Começou no Conselho Económico e Social (CES) continental a discussão sobre o salário mínimo e as pretensões de o elevar. Independentemente da cristalizada representação social deste CES ter sido decalcada dos vencedores do 11 de Março de 1975 e estar, por isso, muito aquém de representarem, na sua totalidade, patrões e trabalhadores, algumas notas são devidas.
Percebemos as preocupações dos líderes empresariais com a competitividade, afinal o Alfa e o Ómega para a prosperidade de qualquer economia. Mas sabemos, igualmente, que os custos de contexto (energia, transportes, rendas, impostos) pesam muito mais nos custos operacionais da maioria das empresas que os custos laborais. Um dos problemas das últimas décadas no mundo ocidental, mas com especial acuidade em Portugal, tem sido o declínio relativo das remunerações do trabalho no rendimento nacional. Juros, dividendos, direitos e rendas têm levado a melhor, em detrimento das pessoas.
Entraves à contratação colectiva, abrir caminho à desregulação laboral, tornar mais baratos os despedimentos, onerar o recurso aos tribunais em disputas laborais, atacar o valor da sindicalização, congelar os salários mínimos, têm sido as armas de destruição massiva de um modelo de repartição do rendimento nacional que se quer mais equilibrado. Apesar da recessão que se avizinha, existem todos os fundamentos para um aumento do salário mínimo (e este tende a arrastar o salário médio, pormenor não despiciendo) e do valor das horas extraordinárias. Os principais problemas para as empresas são a falta de procura, primeiro, e os custos de contexto, depois. Não os custos laborais.
O desafio dos Governos (nacional e regionais), e das autarquias, será o de restaurar a confiança dos consumidores e famílias, assegurando que o consumo privado e actividade económica prosseguem em condições de segurança sanitária. Por isso, e sabendo que as famílias de mais baixo rendimento são as que têm maior propensão ao consumo, o aumento do salário mínimo parece ser uma política inteligente de colocar mais dinheiro nos bolsos das famílias que o gastarão em alimentação, transportes, roupas e cultura.
Como os anos de 2017 a 2019 ilustram, o aumento dos rendimentos do trabalho aumentou a procura agregada, e isso foi benéfico para as empresas. Lembre-se que por toda a Europa os governos nacionais adoptaram medidas de apoio às empresas, mormente moratórias de empréstimos e rendas, subsídios à suspensão temporária dos contratos de trabalho (na Alemanha foi agora proposto estender a duração de 12 para 24 meses), diferimento do pagamento dos impostos, entre outras. E bem.

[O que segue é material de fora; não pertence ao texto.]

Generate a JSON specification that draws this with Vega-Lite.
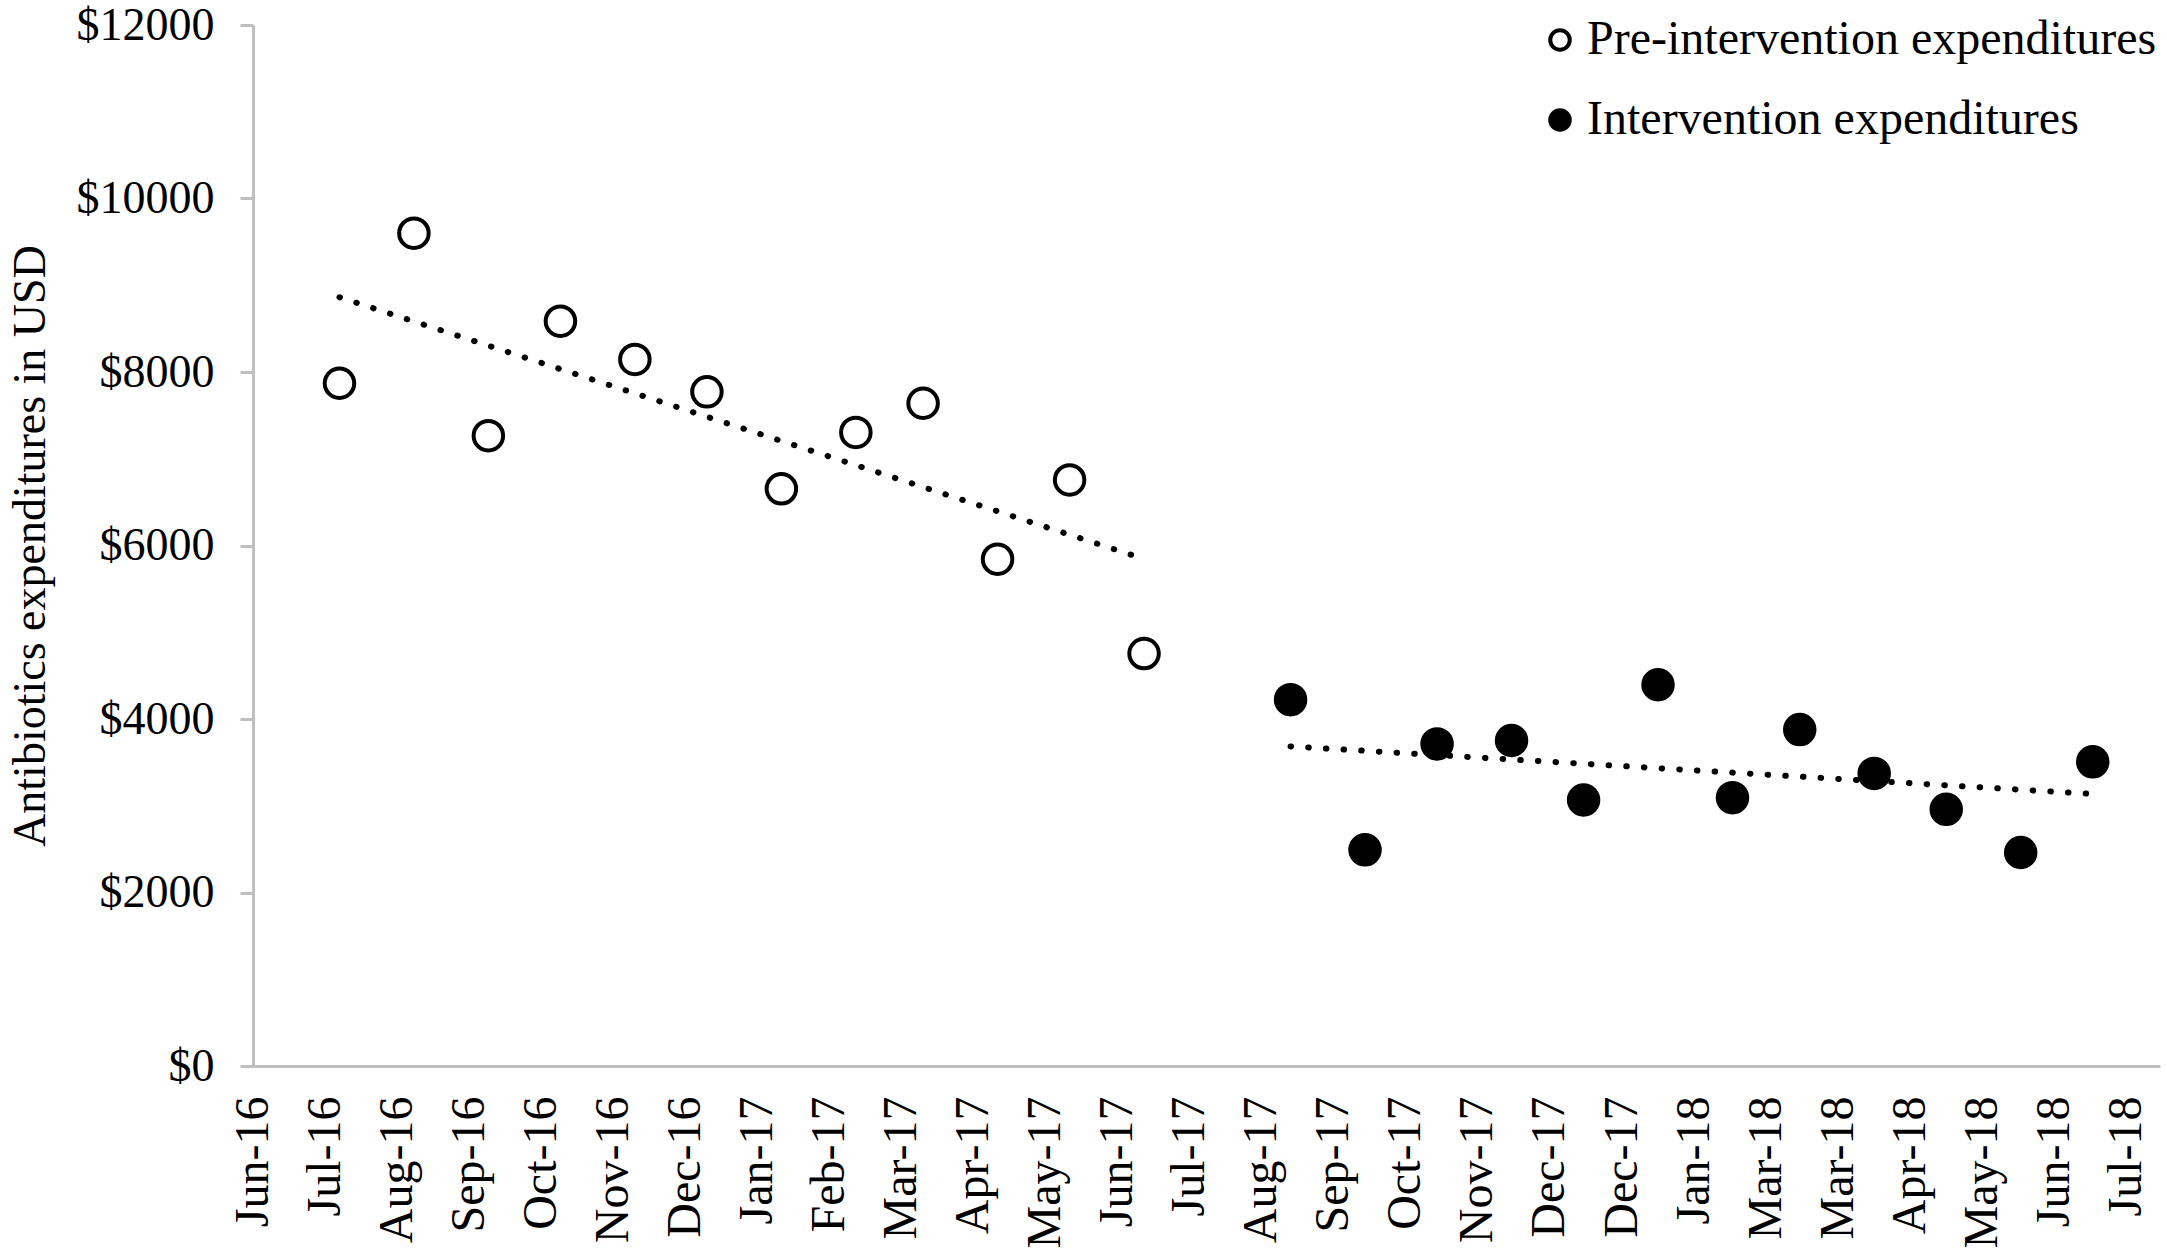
{
  "$schema": "https://vega.github.io/schema/vega-lite/v6.json",
  "width": 1907,
  "height": 1041,
  "autosize": {"type": "none"},
  "padding": {"left": 253, "top": 25, "right": 7, "bottom": 187},
  "background": "white",
  "config": {
    "font": "Liberation Serif",
    "view": {"stroke": null}
  },
  "data": {
    "values": [
      {"date": "2016-07-15", "value": 7870, "series": "Pre-intervention expenditures"},
      {"date": "2016-08-15", "value": 9600, "series": "Pre-intervention expenditures"},
      {"date": "2016-09-15", "value": 7266, "series": "Pre-intervention expenditures"},
      {"date": "2016-10-15", "value": 8586, "series": "Pre-intervention expenditures"},
      {"date": "2016-11-15", "value": 8145, "series": "Pre-intervention expenditures"},
      {"date": "2016-12-15", "value": 7771, "series": "Pre-intervention expenditures"},
      {"date": "2017-01-15", "value": 6653, "series": "Pre-intervention expenditures"},
      {"date": "2017-02-15", "value": 7304, "series": "Pre-intervention expenditures"},
      {"date": "2017-03-15", "value": 7640, "series": "Pre-intervention expenditures"},
      {"date": "2017-04-15", "value": 5842, "series": "Pre-intervention expenditures"},
      {"date": "2017-05-15", "value": 6756, "series": "Pre-intervention expenditures"},
      {"date": "2017-06-15", "value": 4754, "series": "Pre-intervention expenditures"},
      {"date": "2017-08-15", "value": 4223, "series": "Intervention expenditures"},
      {"date": "2017-09-15", "value": 2492, "series": "Intervention expenditures"},
      {"date": "2017-10-15", "value": 3713, "series": "Intervention expenditures"},
      {"date": "2017-11-15", "value": 3752, "series": "Intervention expenditures"},
      {"date": "2017-12-15", "value": 3066, "series": "Intervention expenditures"},
      {"date": "2018-01-15", "value": 4395, "series": "Intervention expenditures"},
      {"date": "2018-02-15", "value": 3093, "series": "Intervention expenditures"},
      {"date": "2018-03-15", "value": 3878, "series": "Intervention expenditures"},
      {"date": "2018-04-15", "value": 3373, "series": "Intervention expenditures"},
      {"date": "2018-05-15", "value": 2959, "series": "Intervention expenditures"},
      {"date": "2018-06-15", "value": 2461, "series": "Intervention expenditures"},
      {"date": "2018-07-15", "value": 3506, "series": "Intervention expenditures"}
    ]
  },
  "layer": [
    {
      "transform": [{"regression": "value", "on": "date", "groupby": ["series"]}],
      "mark": {"type": "line", "color": "black", "strokeWidth": 6, "strokeDash": [0.5, 17.2], "strokeCap": "round"},
      "encoding": {
        "x": {"field": "date", "type": "temporal"},
        "y": {"field": "value", "type": "quantitative"},
        "detail": {"field": "series", "type": "nominal"}
      }
    },
    {
      "mark": {"type": "point", "shape": "circle", "filled": true, "size": 870, "stroke": "black", "strokeWidth": 4, "opacity": 1},
      "encoding": {
        "x": {
          "field": "date",
          "type": "temporal",
          "scale": {
            "type": "utc",
            "domain": [
              {"year": 2016, "month": 6, "date": 9, "utc": true},
              {"year": 2018, "month": 8, "date": 12, "utc": true}
            ]
          },
          "axis": {
            "title": null,
            "values": [
              {"year": 2016, "month": 6, "date": 9, "utc": true},
              {"year": 2016, "month": 7, "date": 9, "utc": true},
              {"year": 2016, "month": 8, "date": 8, "utc": true},
              {"year": 2016, "month": 9, "date": 7, "utc": true},
              {"year": 2016, "month": 10, "date": 7, "utc": true},
              {"year": 2016, "month": 11, "date": 6, "utc": true},
              {"year": 2016, "month": 12, "date": 6, "utc": true},
              {"year": 2017, "month": 1, "date": 5, "utc": true},
              {"year": 2017, "month": 2, "date": 4, "utc": true},
              {"year": 2017, "month": 3, "date": 6, "utc": true},
              {"year": 2017, "month": 4, "date": 5, "utc": true},
              {"year": 2017, "month": 5, "date": 5, "utc": true},
              {"year": 2017, "month": 6, "date": 4, "utc": true},
              {"year": 2017, "month": 7, "date": 4, "utc": true},
              {"year": 2017, "month": 8, "date": 3, "utc": true},
              {"year": 2017, "month": 9, "date": 2, "utc": true},
              {"year": 2017, "month": 10, "date": 2, "utc": true},
              {"year": 2017, "month": 11, "date": 1, "utc": true},
              {"year": 2017, "month": 12, "date": 1, "utc": true},
              {"year": 2017, "month": 12, "date": 31, "utc": true},
              {"year": 2018, "month": 1, "date": 30, "utc": true},
              {"year": 2018, "month": 3, "date": 1, "utc": true},
              {"year": 2018, "month": 3, "date": 31, "utc": true},
              {"year": 2018, "month": 4, "date": 30, "utc": true},
              {"year": 2018, "month": 5, "date": 30, "utc": true},
              {"year": 2018, "month": 6, "date": 29, "utc": true},
              {"year": 2018, "month": 7, "date": 29, "utc": true}
            ],
            "format": "%b-%y",
            "labelAngle": -90,
            "labelFontSize": 48,
            "labelColor": "black",
            "labelPadding": 30,
            "labelOverlap": false,
            "labelFlush": false,
            "labelBound": false,
            "ticks": false,
            "tickSize": 0,
            "grid": false,
            "domainColor": "#bfbfbf",
            "domainWidth": 3
          }
        },
        "y": {
          "field": "value",
          "type": "quantitative",
          "scale": {"domain": [0, 12000], "nice": false},
          "axis": {
            "values": [0, 2000, 4000, 6000, 8000, 10000, 12000],
            "labelExpr": "'$' + datum.value",
            "labelFontSize": 46,
            "labelColor": "black",
            "labelPadding": 26,
            "tickSize": 13,
            "tickColor": "#bfbfbf",
            "tickWidth": 3,
            "domainColor": "#bfbfbf",
            "domainWidth": 3,
            "grid": false,
            "title": "Antibiotics expenditures in USD",
            "titleFontSize": 46,
            "titleFontWeight": "normal",
            "titleColor": "black",
            "titlePadding": 22
          }
        },
        "fill": {
          "field": "series",
          "type": "nominal",
          "scale": {
            "domain": ["Pre-intervention expenditures", "Intervention expenditures"],
            "range": ["white", "black"]
          },
          "legend": {
            "title": null,
            "orient": "none",
            "legendX": 1283,
            "legendY": -9,
            "padding": 0,
            "labelFontSize": 48,
            "labelColor": "black",
            "labelLimit": 1000,
            "labelOffset": 3,
            "symbolType": "circle",
            "symbolSize": 380,
            "symbolStrokeWidth": 4,
            "symbolStrokeColor": "black",
            "symbolOpacity": 1,
            "rowPadding": 32
          }
        }
      }
    }
  ]
}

Contudo, nenhuma destas medidas provoca, per si só, um aumento da procura dos bens e serviços produzidos pelas empresas como aquilo que acontecerá pelo acréscimo do salário mínimo e das horas extraordinárias. Este é um caso virtuoso, em que beneficiar os trabalhadores beneficiará a maioria das empresas nacionais. Além de que a subida do salário mínimo também potencia mais oferta de trabalho por parte de trabalhadores um pouco mais qualificados.
Adicionalmente, importa relembrar que em todo o mundo uma larga percentagem das funções essenciais (cuidados de saúde, abastecimento alimentar e combustíveis, cuidados a idosos, serviços financeiros, ensino) ao funcionamento de uma economia, em contexto de pandemia, são prestados por trabalhadores que auferem o salário mínimo. Com um peso desproporcionado, em Portugal, de trabalhadores jovens, mulheres e imigrantes. Cerca de 20 por cento daqueles que trabalham, em Portugal, são pobres. São estes uma boa parte dos heróis dos tempos da pandemia, classificados como trabalhadores essenciais. Soubemos elogiar o seu desempenho e profissionalismo. Saibamos transformar esse apreço que lhes devotamos em algo palpável para as suas vidas!